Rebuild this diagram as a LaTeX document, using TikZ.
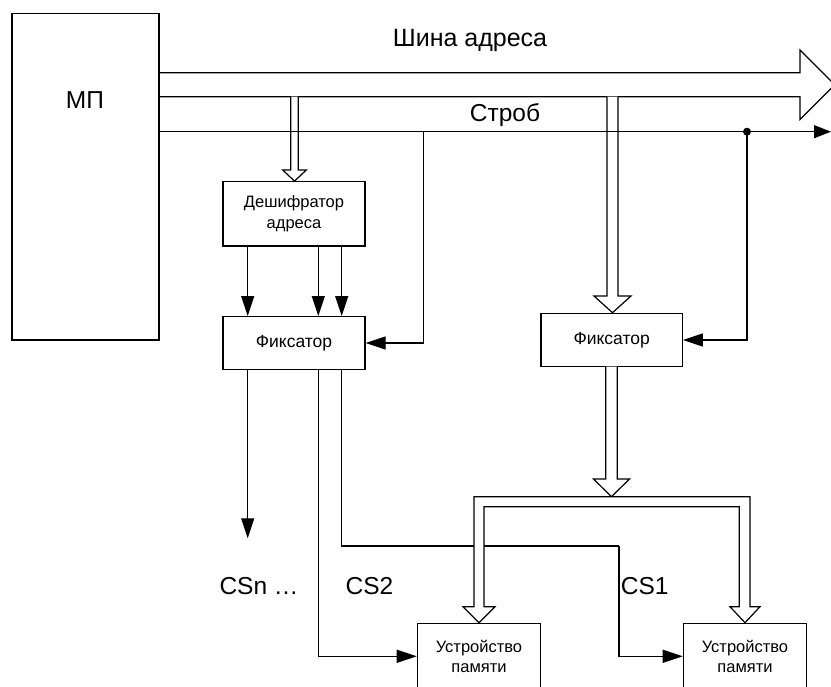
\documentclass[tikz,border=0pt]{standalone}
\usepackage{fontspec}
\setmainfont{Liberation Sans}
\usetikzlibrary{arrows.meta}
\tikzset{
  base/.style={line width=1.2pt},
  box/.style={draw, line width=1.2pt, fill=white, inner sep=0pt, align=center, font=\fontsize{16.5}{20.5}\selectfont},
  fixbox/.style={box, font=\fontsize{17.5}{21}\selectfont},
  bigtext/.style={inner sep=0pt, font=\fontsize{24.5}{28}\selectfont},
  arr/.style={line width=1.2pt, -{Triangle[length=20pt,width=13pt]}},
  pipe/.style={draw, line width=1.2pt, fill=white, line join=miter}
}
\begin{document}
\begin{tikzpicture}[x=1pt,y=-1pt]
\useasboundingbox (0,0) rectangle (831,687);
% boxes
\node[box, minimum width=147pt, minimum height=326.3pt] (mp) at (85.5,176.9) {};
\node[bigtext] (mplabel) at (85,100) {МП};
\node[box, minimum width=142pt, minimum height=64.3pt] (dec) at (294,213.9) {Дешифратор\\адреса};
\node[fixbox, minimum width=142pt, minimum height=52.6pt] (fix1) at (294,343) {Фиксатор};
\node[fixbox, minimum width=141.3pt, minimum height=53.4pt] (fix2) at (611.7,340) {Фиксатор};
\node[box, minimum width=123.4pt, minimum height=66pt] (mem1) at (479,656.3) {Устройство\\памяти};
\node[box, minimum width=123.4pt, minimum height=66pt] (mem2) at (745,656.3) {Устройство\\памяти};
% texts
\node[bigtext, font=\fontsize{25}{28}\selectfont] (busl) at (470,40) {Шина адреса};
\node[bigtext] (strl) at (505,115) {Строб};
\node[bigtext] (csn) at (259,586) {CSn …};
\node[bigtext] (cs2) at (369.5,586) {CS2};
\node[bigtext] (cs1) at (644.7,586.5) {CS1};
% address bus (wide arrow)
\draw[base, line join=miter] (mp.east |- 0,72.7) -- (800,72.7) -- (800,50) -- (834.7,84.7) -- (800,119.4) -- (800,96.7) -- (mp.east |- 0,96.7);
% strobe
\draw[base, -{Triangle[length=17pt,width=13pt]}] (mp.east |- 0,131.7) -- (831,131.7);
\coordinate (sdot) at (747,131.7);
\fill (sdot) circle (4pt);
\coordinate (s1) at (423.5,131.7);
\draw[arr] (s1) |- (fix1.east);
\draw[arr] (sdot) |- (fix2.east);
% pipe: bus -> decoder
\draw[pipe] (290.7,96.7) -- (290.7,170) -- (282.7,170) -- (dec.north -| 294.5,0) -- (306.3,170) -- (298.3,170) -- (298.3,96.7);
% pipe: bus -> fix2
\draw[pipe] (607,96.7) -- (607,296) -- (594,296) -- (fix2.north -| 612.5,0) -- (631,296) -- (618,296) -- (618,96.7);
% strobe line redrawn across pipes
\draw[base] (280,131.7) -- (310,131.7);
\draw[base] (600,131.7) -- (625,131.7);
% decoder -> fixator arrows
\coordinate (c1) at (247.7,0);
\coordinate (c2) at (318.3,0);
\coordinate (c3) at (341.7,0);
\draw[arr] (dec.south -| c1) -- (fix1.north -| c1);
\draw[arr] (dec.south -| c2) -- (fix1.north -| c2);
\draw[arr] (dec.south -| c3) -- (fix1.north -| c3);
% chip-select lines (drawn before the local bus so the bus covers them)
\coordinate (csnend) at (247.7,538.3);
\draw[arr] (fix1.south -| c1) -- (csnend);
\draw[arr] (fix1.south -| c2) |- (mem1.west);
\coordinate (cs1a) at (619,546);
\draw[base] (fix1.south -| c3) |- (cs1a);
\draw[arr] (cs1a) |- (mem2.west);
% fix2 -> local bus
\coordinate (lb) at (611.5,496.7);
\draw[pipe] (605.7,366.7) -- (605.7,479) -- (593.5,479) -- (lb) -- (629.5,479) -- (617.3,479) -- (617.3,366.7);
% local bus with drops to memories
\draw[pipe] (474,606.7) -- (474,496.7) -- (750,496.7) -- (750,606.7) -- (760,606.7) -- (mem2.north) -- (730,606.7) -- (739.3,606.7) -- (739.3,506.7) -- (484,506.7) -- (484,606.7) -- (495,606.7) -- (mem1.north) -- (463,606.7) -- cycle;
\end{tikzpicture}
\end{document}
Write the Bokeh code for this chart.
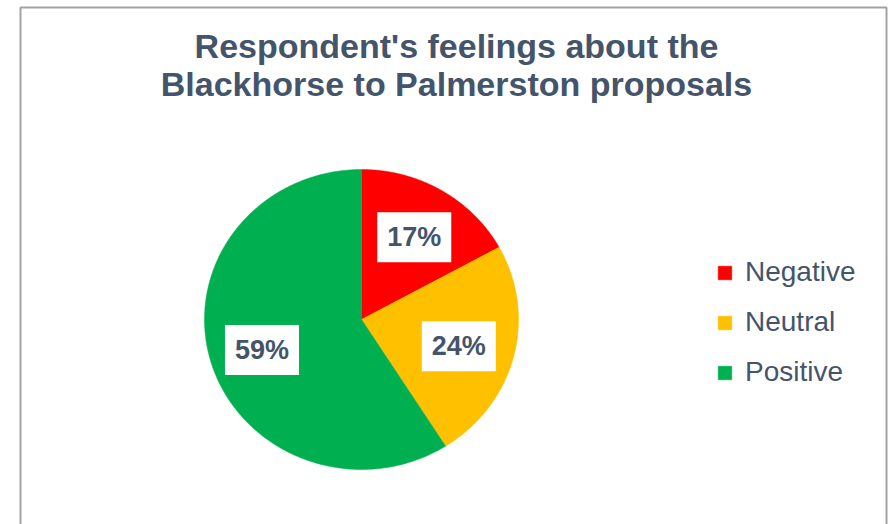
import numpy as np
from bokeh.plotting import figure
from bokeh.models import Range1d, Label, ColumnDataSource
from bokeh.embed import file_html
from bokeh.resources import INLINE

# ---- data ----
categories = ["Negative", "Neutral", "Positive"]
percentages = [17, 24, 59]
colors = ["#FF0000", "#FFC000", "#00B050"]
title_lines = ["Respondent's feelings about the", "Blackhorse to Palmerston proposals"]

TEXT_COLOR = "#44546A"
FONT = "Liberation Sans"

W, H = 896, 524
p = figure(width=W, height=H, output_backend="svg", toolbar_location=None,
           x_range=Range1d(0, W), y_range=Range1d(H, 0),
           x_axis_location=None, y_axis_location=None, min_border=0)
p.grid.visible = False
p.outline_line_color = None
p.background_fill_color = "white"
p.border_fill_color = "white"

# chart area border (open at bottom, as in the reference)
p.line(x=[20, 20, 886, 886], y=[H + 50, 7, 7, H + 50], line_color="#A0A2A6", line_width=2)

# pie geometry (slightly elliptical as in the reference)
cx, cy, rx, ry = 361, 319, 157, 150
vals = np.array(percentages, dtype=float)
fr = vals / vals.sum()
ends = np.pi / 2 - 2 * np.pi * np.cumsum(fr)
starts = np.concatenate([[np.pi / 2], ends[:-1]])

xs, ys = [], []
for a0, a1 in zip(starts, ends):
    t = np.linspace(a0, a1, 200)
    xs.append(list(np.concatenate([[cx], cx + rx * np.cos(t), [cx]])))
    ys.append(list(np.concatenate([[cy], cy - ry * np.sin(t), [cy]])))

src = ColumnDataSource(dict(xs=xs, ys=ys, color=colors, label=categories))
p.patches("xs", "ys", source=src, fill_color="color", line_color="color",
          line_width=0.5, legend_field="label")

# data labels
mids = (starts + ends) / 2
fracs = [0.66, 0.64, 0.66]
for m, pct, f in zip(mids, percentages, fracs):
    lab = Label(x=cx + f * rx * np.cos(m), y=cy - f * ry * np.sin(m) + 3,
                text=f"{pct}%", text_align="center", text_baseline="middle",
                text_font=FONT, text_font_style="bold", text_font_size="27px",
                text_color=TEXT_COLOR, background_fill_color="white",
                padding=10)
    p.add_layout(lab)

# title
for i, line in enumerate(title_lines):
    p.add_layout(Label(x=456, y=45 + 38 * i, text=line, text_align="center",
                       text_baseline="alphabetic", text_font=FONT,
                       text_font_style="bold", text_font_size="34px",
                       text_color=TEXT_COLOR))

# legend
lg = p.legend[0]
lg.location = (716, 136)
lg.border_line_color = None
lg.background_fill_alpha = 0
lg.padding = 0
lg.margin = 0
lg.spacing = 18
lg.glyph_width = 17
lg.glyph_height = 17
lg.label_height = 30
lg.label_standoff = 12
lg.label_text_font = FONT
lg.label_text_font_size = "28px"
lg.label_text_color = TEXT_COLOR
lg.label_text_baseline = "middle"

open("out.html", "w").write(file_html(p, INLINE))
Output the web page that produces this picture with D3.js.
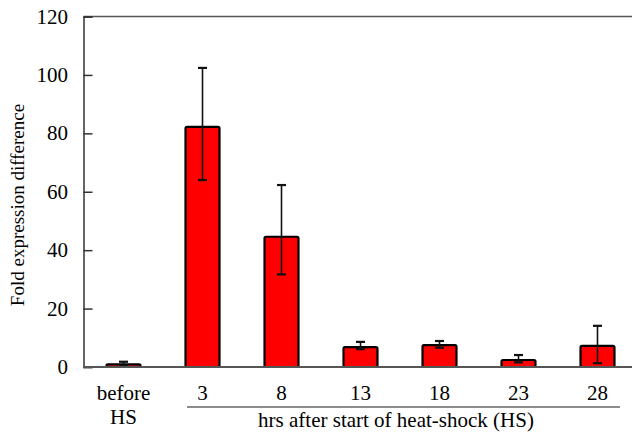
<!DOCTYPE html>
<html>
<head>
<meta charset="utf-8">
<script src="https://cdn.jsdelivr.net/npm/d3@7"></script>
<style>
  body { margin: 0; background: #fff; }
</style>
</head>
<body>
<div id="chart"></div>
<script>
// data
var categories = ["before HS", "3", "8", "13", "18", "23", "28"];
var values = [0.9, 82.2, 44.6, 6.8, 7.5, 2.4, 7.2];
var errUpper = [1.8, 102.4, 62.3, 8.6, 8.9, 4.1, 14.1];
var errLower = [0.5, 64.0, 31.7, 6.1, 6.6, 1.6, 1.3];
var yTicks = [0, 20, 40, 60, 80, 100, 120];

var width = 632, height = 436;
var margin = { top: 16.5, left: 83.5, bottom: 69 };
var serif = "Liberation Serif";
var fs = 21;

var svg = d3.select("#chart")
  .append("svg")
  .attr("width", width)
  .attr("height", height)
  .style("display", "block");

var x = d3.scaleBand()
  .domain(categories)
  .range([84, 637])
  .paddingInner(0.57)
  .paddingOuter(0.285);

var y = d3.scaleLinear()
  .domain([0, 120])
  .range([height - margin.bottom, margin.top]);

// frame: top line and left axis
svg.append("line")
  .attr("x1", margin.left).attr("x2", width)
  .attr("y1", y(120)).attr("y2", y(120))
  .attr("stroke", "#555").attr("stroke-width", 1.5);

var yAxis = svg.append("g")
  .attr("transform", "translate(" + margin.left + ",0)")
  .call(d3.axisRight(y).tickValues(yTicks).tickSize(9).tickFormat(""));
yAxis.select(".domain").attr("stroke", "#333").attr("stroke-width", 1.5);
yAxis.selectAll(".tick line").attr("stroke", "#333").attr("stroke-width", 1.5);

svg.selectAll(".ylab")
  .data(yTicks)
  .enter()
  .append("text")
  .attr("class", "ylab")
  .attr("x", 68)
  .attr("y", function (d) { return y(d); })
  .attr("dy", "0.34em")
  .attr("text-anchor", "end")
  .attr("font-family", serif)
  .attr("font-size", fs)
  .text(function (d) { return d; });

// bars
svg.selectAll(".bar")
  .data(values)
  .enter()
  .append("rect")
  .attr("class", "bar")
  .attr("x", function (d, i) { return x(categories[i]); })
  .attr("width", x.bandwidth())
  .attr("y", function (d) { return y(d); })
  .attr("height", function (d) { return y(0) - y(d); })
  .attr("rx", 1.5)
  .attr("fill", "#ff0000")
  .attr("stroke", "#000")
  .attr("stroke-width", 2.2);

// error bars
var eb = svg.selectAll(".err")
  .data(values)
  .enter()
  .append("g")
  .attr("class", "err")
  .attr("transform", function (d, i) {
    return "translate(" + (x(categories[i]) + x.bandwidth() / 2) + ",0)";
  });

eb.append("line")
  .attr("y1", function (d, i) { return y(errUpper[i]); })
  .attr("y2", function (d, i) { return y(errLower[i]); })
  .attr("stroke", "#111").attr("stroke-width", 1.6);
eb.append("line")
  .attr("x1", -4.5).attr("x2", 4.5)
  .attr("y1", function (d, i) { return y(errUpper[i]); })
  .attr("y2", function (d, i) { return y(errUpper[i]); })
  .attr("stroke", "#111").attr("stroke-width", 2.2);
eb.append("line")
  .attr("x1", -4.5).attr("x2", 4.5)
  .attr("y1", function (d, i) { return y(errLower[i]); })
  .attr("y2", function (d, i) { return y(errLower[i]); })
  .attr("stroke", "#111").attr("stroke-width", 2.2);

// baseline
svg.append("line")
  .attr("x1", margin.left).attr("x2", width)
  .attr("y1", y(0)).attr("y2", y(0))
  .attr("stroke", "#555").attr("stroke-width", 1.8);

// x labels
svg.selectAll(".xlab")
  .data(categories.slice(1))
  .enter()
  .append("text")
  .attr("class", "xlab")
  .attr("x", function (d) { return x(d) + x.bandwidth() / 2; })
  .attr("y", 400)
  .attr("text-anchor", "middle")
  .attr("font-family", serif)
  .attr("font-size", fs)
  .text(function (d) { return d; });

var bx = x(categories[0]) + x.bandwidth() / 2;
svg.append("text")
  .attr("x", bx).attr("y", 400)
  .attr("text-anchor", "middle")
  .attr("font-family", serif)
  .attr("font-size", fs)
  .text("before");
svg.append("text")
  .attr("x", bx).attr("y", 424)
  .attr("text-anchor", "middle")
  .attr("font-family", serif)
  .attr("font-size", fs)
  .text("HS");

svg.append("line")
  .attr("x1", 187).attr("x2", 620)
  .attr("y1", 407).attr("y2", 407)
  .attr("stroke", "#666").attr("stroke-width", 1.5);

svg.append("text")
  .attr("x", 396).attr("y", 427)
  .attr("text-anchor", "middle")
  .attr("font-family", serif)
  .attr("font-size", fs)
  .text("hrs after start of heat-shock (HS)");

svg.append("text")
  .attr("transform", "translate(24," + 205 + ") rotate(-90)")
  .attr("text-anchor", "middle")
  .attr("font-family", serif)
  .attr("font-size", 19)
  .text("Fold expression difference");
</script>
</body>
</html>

··········

AIM OF THE EXERCISE:
Omit the pictures. Extract exactly the lines that begin with the one holding "Write the Bokeh code for this chart." and end with the one holding "from bokeh.resources import INLINE", inclusive.

RESPONSE BELOW:
Write the Bokeh code for this chart.
import numpy as np
from bokeh.plotting import figure
from bokeh.models import Range1d, Label, ColumnDataSource
from bokeh.embed import file_html
from bokeh.resources import INLINE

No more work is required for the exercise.